Attitude is like the foundation of a building: it doesn’t matter how
well the building is designed, built, or maintained; it will fail if the
foundation isn’t sound.
When you run your own business (or, for that matter, when you live your
life) there will be ups and downs, successes and failures. Your attitude
will determine how you handle them, and how you handle them will determine
your success.
Basically, attitude is about choices and expectations. First, let’s
talk about choices. Everything you do or say is a choice. There is always
a choice. Paying taxes, for example, is a choice: you could choose
to go to jail instead of coughing up the dough. Why you would do that is
beyond me, but it is still a choice.
Attitudes affect more than your choices, though; they affect your expectations.

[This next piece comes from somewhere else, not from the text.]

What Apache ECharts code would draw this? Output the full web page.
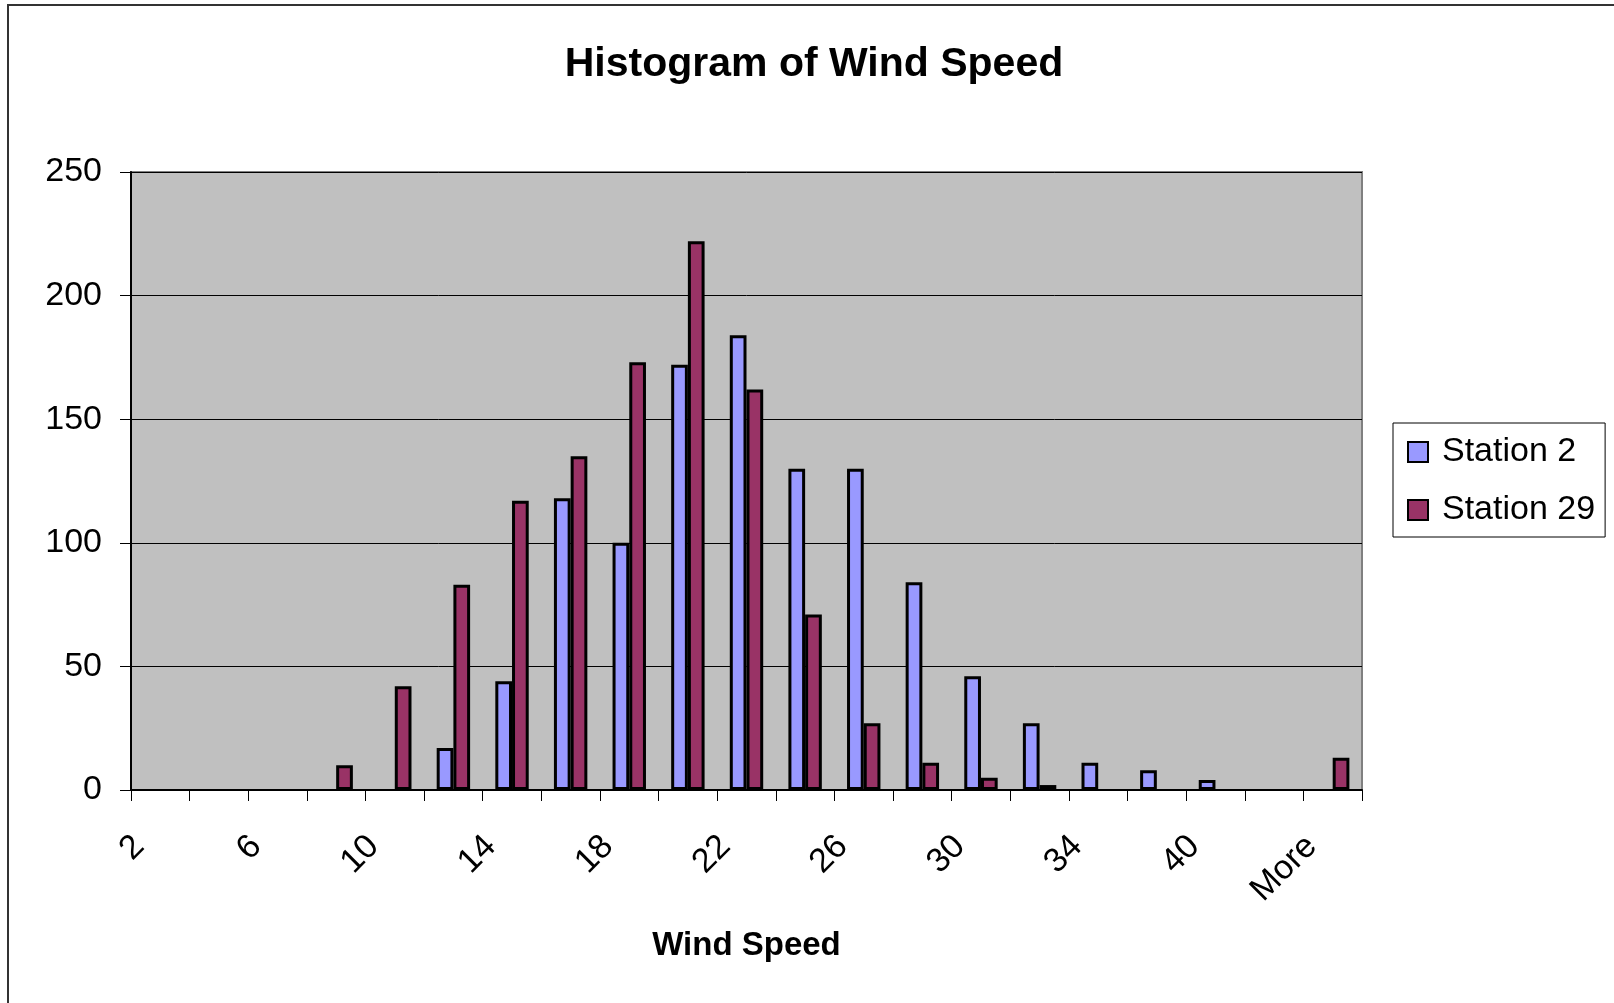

I am a firm believer in the old axiom "Things tend to happen the way
you expect them to happen". If your attitude affects your
expectations, and your expectations affect the way things happen, then
your attitude affects the way things happen. Either consciously or
subconsciously we do things that tend to sway the outcome of any given
situation to match our expectations.
For example, if you are making a sales call and you are sure that there
won’t be a sale, you probably won’t give a very convincing argument to
buy, will you?
I’m going to go out on a limb here and say this: attitude is
the single most important element of success in your business and your
life.
At one point I needed to hire a salesman (selling software to large
corporations). I had been through several different guys and none of them
really had what I needed. Enter Andy.
Andy is my first wife’s brother. (It helped that I’m still on good
terms with my first wife, and that my current wife is too!) There were two
things wrong with having Andy as my salesman: 1) he had no computer
background or experience (he couldn’t even spell "PC"!) and
2), he lived in Phoenix, about 400 miles away. Talk about a round peg in a
square hole! But… he had a great attitude; that "Whatever-it-takes-I-can-do-it,
the-customer-is-always-right-and-I’ll-always-treat-them-well"

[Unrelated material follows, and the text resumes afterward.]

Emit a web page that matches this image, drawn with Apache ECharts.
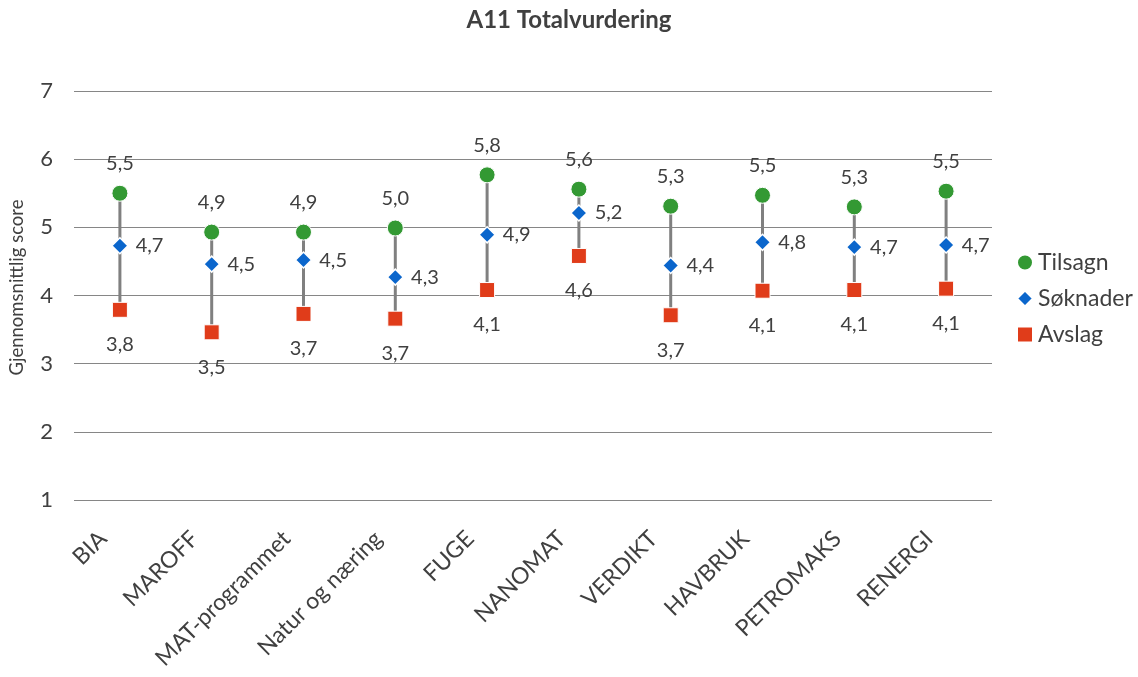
<!DOCTYPE html>
<html>
<head>
<meta charset="utf-8">
<script src="https://cdn.jsdelivr.net/npm/echarts@6/dist/echarts.min.js"></script>
<style>html,body{margin:0;padding:0;background:#fff;}#c{width:1138px;height:677px;}</style>
</head>
<body>
<div id="c"></div>
<script>
var categories = ['BIA','MAROFF','MAT-programmet','Natur og næring','FUGE','NANOMAT','VERDIKT','HAVBRUK','PETROMAKS','RENERGI'];
var tilsagn  = [5.50, 4.93, 4.93, 4.99, 5.77, 5.56, 5.31, 5.47, 5.30, 5.53];
var soknader = [4.73, 4.46, 4.52, 4.27, 4.89, 5.21, 4.44, 4.78, 4.71, 4.74];
var avslag   = [3.79, 3.46, 3.73, 3.66, 4.08, 4.58, 3.71, 4.07, 4.08, 4.10];
var yTicks = [1, 2, 3, 4, 5, 6, 7];

var FONT = 'Lato, "Open Sans", sans-serif';
var TXT = '#404040';
function fmt(p){ var v = Array.isArray(p.value) ? p.value[1] : p.value; return v.toFixed(1).replace('.', ','); }

var hl = categories.map(function(c, i){ return [i, tilsagn[i], avslag[i]]; });

var chart = echarts.init(document.getElementById('c'), null, {renderer: 'canvas'});
chart.setOption({
  backgroundColor: '#fff',
  animation: false,
  title: {
    text: 'A11 Totalvurdering', left: 'center', top: 3,
    textStyle: {fontFamily: FONT, fontSize: 24, fontWeight: 'bold', color: TXT}
  },
  legend: {
    orient: 'vertical', left: 1011, top: 246, itemGap: 13,
    itemWidth: 16, itemHeight: 16,
    textStyle: {fontFamily: FONT, fontSize: 23, color: TXT},
    data: [
      {name: 'Tilsagn', icon: 'circle'},
      {name: 'Søknader', icon: 'diamond'},
      {name: 'Avslag', icon: 'rect'}
    ]
  },
  grid: {left: 74, right: 146, top: 91, bottom: 177},
  xAxis: {
    type: 'category', data: categories, boundaryGap: true,
    axisLine: {show: false}, axisTick: {show: false},
    axisLabel: {rotate: 45, fontFamily: FONT, fontSize: 23, color: TXT, margin: 18,
      padding: [0, 24, 0, 0], interval: 0}
  },
  yAxis: {
    type: 'value', min: 1, max: 7, interval: 1,
    name: 'Gjennomsnittlig score', nameLocation: 'middle', nameGap: 47, nameRotate: 90,
    nameTextStyle: {fontFamily: FONT, fontSize: 18.5, color: TXT, padding: [0, 0, 0, 16]},
    axisLine: {show: false},
    axisTick: {show: false},
    axisLabel: {fontFamily: FONT, fontSize: 22, color: TXT, margin: 21,
      formatter: function(v){ return yTicks.indexOf(v) >= 0 ? String(v) : ''; }},
    splitLine: {lineStyle: {color: '#868686', width: 1}}
  },
  series: [
    {
      type: 'custom', name: 'hl', z: 1, silent: true,
      data: hl,
      renderItem: function(params, api){
        var a = api.coord([api.value(0), api.value(1)]);
        var b = api.coord([api.value(0), api.value(2)]);
        return {type: 'line', shape: {x1: a[0], y1: a[1], x2: b[0], y2: b[1]},
          style: {stroke: '#808080', lineWidth: 3}};
      }
    },
    {
      type: 'scatter', name: 'Tilsagn', data: tilsagn, symbol: 'circle', symbolSize: 16, z: 3,
      itemStyle: {color: '#339933', borderColor: '#fff', borderWidth: 1, opacity: 1},
      label: {show: true, position: 'top', distance: 11, formatter: fmt,
        fontFamily: FONT, fontSize: 20, color: TXT}
    },
    {
      type: 'scatter', name: 'Søknader', data: soknader, symbol: 'diamond', symbolSize: 16, z: 3,
      itemStyle: {color: '#0b66cc', borderColor: '#fff', borderWidth: 1.5, opacity: 1},
      label: {show: true, position: 'right', distance: 7, formatter: fmt,
        fontFamily: FONT, fontSize: 20, color: TXT}
    },
    {
      type: 'scatter', name: 'Avslag', data: avslag, symbol: 'rect', symbolSize: 15, z: 3,
      itemStyle: {color: '#e03c1a', borderColor: '#fff', borderWidth: 1, opacity: 1},
      label: {show: true, position: 'bottom', distance: 17, formatter: fmt,
        fontFamily: FONT, fontSize: 20, color: TXT}
    }
  ]
});
</script>
</body>
</html>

attitude that you just can’t easily teach somebody. I figured that I
could teach him about computers and my software and that the attitude
would be part of the package.
I was right. He had to learn about sales, about mainframe computers and
how programming organizations worked, he had to learn how to use a PC and
how to use the software that ran on it. He learned it all and did well…

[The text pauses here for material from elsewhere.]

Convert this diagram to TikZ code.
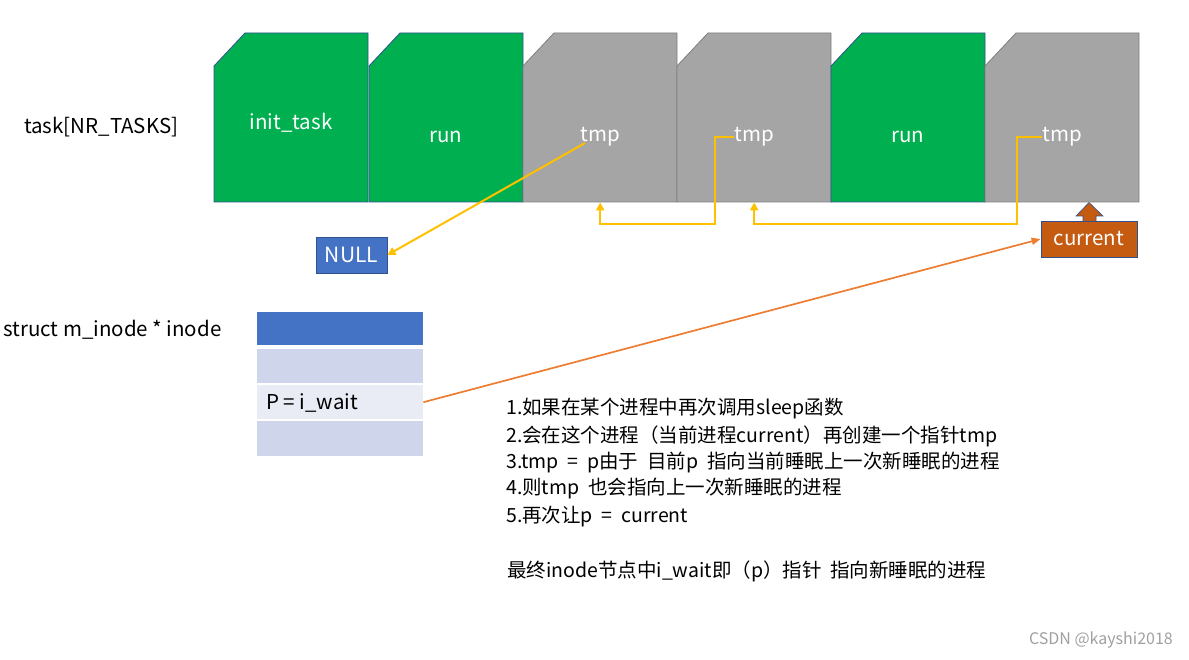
\documentclass[tikz,border=0pt]{standalone}
\usepackage{fontspec}
\setmainfont{Noto Sans CJK SC}
\newfontfamily\cjk{Noto Sans CJK SC}
\usetikzlibrary{arrows.meta}
\definecolor{cgreen}{HTML}{00B050}
\definecolor{cgray}{HTML}{A5A5A5}
\definecolor{cgrayb}{HTML}{7F7F7F}
\definecolor{cblueb}{HTML}{2F528F}
\definecolor{cblue}{HTML}{4472C4}
\definecolor{crowA}{HTML}{CFD5EA}
\definecolor{crowB}{HTML}{E9EBF5}
\definecolor{cyel}{HTML}{FFC000}
\definecolor{cora}{HTML}{ED7D31}
\definecolor{ccur}{HTML}{C55A11}
\definecolor{cwm}{HTML}{A0A0A0}
\newlength\wsp
\newcommand\widespaces{\setlength\wsp{0.45em}\spaceskip=\wsp\relax}
\tikzset{
  greencell/.style={fill=cgreen, draw=cblueb, line width=0.8pt},
  graycell/.style={fill=cgray, draw=cgrayb, line width=0.8pt},
  celltext/.style={text=white, font=\fontsize{20.5}{24}\selectfont, inner sep=0pt},
  lbl/.style={text=black, font=\fontsize{20.5}{24}\selectfont, inner sep=0pt},
  rowbox/.style={minimum width=166pt, inner sep=0pt, draw=none},
  yelline/.style={draw=cyel, line width=2pt, -{Triangle[length=8pt,width=8pt]}},
  oraline/.style={draw=cora, line width=1.7pt, -{Triangle[length=9pt,width=7pt]}},
  txtline/.style={anchor=west, inner sep=0pt, font=\cjk\fontsize{19.5}{24}\selectfont, execute at begin node=\widespaces},
}
\newcommand\taskcell[5]{%
  \path[#2] (#1,66) -- (#1+31,33) -- (#1+154,33) -- (#1+154,202) -- (#1,202) -- cycle;
  \node[minimum width=154pt, minimum height=169pt, inner sep=0pt, anchor=north west] (#3) at (#1,33) {};
  \node[celltext] (#3t) at (#1+77,#5) {#4};
}
\begin{document}
\begin{tikzpicture}[x=1pt,y=-1pt]
\useasboundingbox (0,0) rectangle (1189,660);
\taskcell{214}{greencell}{c1}{init\_task}{123}
\taskcell{369}{greencell}{c2}{run}{137}
\taskcell{523}{graycell}{c3}{tmp}{137}
\taskcell{677}{graycell}{c4}{tmp}{137}
\taskcell{831}{greencell}{c5}{run}{137}
\taskcell{985}{graycell}{c6}{tmp}{137}

\node[lbl, anchor=west] (task) at (24,127) {task[NR\_TASKS]};

\node[fill=cblue, draw=cblueb, line width=0.8pt, minimum width=71pt, minimum height=36pt, inner sep=0pt, text=white, font=\fontsize{21}{24}\selectfont] (null) at (351.5,255) {NULL};

\node[fill=ccur, draw=cblueb, line width=0.8pt, minimum width=96pt, minimum height=36pt, inner sep=0pt, text=white, font=\fontsize{20.5}{24}\selectfont] (cur) at (1089,239) {current};
\path[fill=ccur, draw=cblueb, line width=0.6pt] (1083,221) -- (1083,216) -- (1076,216) -- (1089,202.5) -- (1103,216) -- (1096,216) -- (1096,221);

\node[lbl, anchor=west] (sinode) at (3,330) {struct m\_inode * inode};
\node[rowbox, fill=cblue, minimum height=33pt, anchor=north west] (row1) at (257,312) {};
\node[rowbox, fill=crowA, minimum height=34pt, anchor=north west] (row2) at (257,349) {};
\node[rowbox, fill=crowB, minimum height=34pt, anchor=north west] (row3) at (257,385) {};
\node[rowbox, fill=crowA, minimum height=35pt, anchor=north west] (row4) at (257,421) {};
\node[lbl, anchor=west] (pwait) at (266,403) {P = i\_wait};

% connectors
\coordinate (s3) at (585,143);
\draw[yelline] (s3) -- (null.east);
\coordinate (r4) at (715,224);
\draw[yelline] (c4t.west) -| (r4) -| (c3.south);
\coordinate (r6) at (1017,224);
\draw[yelline] (c6t.west) -| (r6) -| (c4.south);
\draw[oraline] (row3.east) -- (cur.west);

% text block
\node[txtline] (l1) at (506,409) {1.如果在某个进程中再次调用sleep函数};
\node[txtline] (l2) at (506,436) {2.会在这个进程（当前进程current）再创建一个指针tmp};
\node[txtline] (l3) at (506,462) {3.tmp = p由于 目前p 指向当前睡眠上一次新睡眠的进程};
\node[txtline] (l4) at (506,489) {4.则tmp 也会指向上一次新睡眠的进程};
\node[txtline] (l5) at (506,517) {5.再次让p = current};
\node[txtline] (l6) at (507,571) {最终inode节点中i\_wait即（p）指针 指向新睡眠的进程};

\node[anchor=east, inner sep=0pt, text=cwm, font=\fontsize{16}{20}\selectfont] (wm) at (1173,640) {CSDN @kayshi2018};
\end{tikzpicture}
\end{document}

how? ATTITUDE. He was one of those people that you just can’t help but
like, and even if someone wasn’t interested in our product they were
always happy to hear from him. These are skills that are much harder to
teach than computer and selling skills, so I was happy to invest in him.
It’s time for an attitude check. Yours and your employees’.
Is it pushing you forward or holding you back? Think about it; it could
mean the difference between success and failure.